Mercier eut trois voix. La droite vota pour Faure, sauf quelques bonapartistes qui donnèrent leurs voix à Brisson. Presque tous les sénateurs républicains, une trentaine de députés votèrent pour Waldeck-Rousseau ; Brisson arriva en tête du premier tour de scrutin. Waldeck-Rousseau se désista alors en faveur de Faure qui fut élu par 430 suffrages contre 361 à Brisson.

Une tempête éclata sur les bancs de l’extrême gauche : « À bas les vendus ! C’est le Président des droites ! Il ne sera plus là dans trois mois ! À Mazas[1] ! »

Félix Faure, avec beaucoup de correction, confia au chef des radicaux, Bourgeois, le soin de former un ministère.

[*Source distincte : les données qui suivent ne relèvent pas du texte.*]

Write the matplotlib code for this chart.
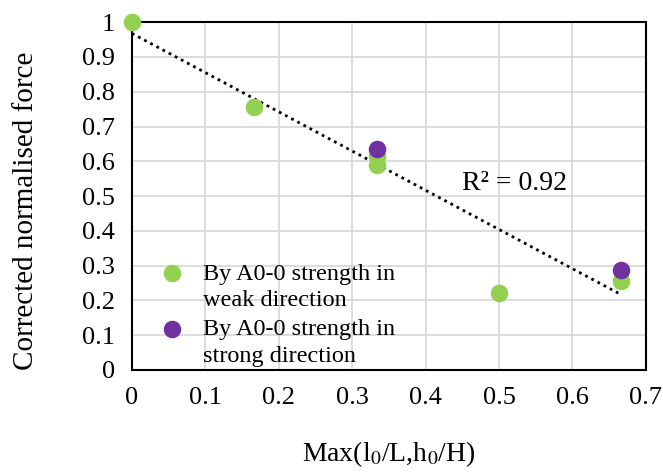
import numpy as np
import matplotlib
matplotlib.use("Agg")
import matplotlib.pyplot as plt

plt.rcParams["font.family"] = ["Liberation Serif", "DejaVu Serif"]
plt.rcParams["mathtext.fontset"] = "stix"

# weak direction (green), strong direction (purple)
x_weak = [0, 1/6, 1/3, 1/3, 0.5, 2/3]
y_weak = [1.0, 0.755, 0.59, 0.615, 0.222, 0.255]
x_strong = [1/3, 2/3]
y_strong = [0.635, 0.288]

labels = ["By A0-0 strength in\nweak direction",
          "By A0-0 strength in\nstrong direction"]
colors = ["#92D050", "#7030A0"]

fig = plt.figure(figsize=(6.63, 4.73), dpi=100)
ax = fig.add_axes([0.199, 0.218, 0.775, 0.735])

ax.scatter(x_weak, y_weak, s=135, color=colors[0], zorder=3, clip_on=False)
ax.scatter(x_strong, y_strong, s=135, color=colors[1], zorder=4, clip_on=False)

# linear trendline over all points
x_all = np.array(x_weak + x_strong)
y_all = np.array(y_weak + y_strong)
k, b = np.polyfit(x_all, y_all, 1)
xt = np.array([0, max(x_all)])
ax.plot(xt, k * xt + b, color="black", linestyle=(0, (1, 1.5)), lw=2.0, zorder=2)
r2 = np.corrcoef(x_all, y_all)[0, 1] ** 2
ax.text(0.449, 0.535, "R² = %.2f" % r2, fontsize=20, va="center", ha="left")

ax.set_xlim(0, 0.7)
ax.set_ylim(0, 1)
ax.set_xticks(np.arange(0, 0.71, 0.1))
ax.set_yticks(np.arange(0, 1.01, 0.1))
ax.set_xticklabels(["0", "0.1", "0.2", "0.3", "0.4", "0.5", "0.6", "0.7"])
ax.set_yticklabels(["0", "0.1", "0.2", "0.3", "0.4", "0.5", "0.6", "0.7", "0.8", "0.9", "1"])
ax.tick_params(length=0, labelsize=19, pad=12)
ax.grid(True, color="#D9D9D9", lw=1.3)
ax.set_axisbelow(True)
for s in ax.spines.values():
    s.set_linewidth(1.5)

ax.set_xlabel("Max(l$_0$/L,h$_0$/H)", fontsize=20, labelpad=22)
ax.set_ylabel("Corrected normalised force", fontsize=21)
ax.yaxis.set_label_coords(-0.18, 0.457)

# legend drawn by hand so the marker sits on the first text line
for i, (lab, c) in enumerate(zip(labels, colors)):
    y0 = 0.279 - i * 0.161
    ax.scatter([0.078], [y0], s=135, color=c, transform=ax.transAxes, zorder=5)
    ax.text(0.138, y0 + 0.027, lab, transform=ax.transAxes, fontsize=17.5,
            va="top", ha="left", linespacing=1.35)

fig.savefig("out.png", dpi=100)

Bourgeois, après de longues négociations, échoua dans sa mission. Le nouveau Président appela alors Ribot qui constitua son cabinet en vingt-quatre heures. Ribot prenait la présidence du Conseil avec les Finances, donnait les Sceaux à Trarieux, gardait Hanotaux aux Affaires étrangères, faisait passer Leygues de l’Instruction publique à l’Intérieur et Poincaré des Finances à l’Instruction publique, s’adjoignait quelques hommes nouveaux, Dupuy-Dutemps, Chautemps, qui représen-

  1. Journal officiel du 18 janvier.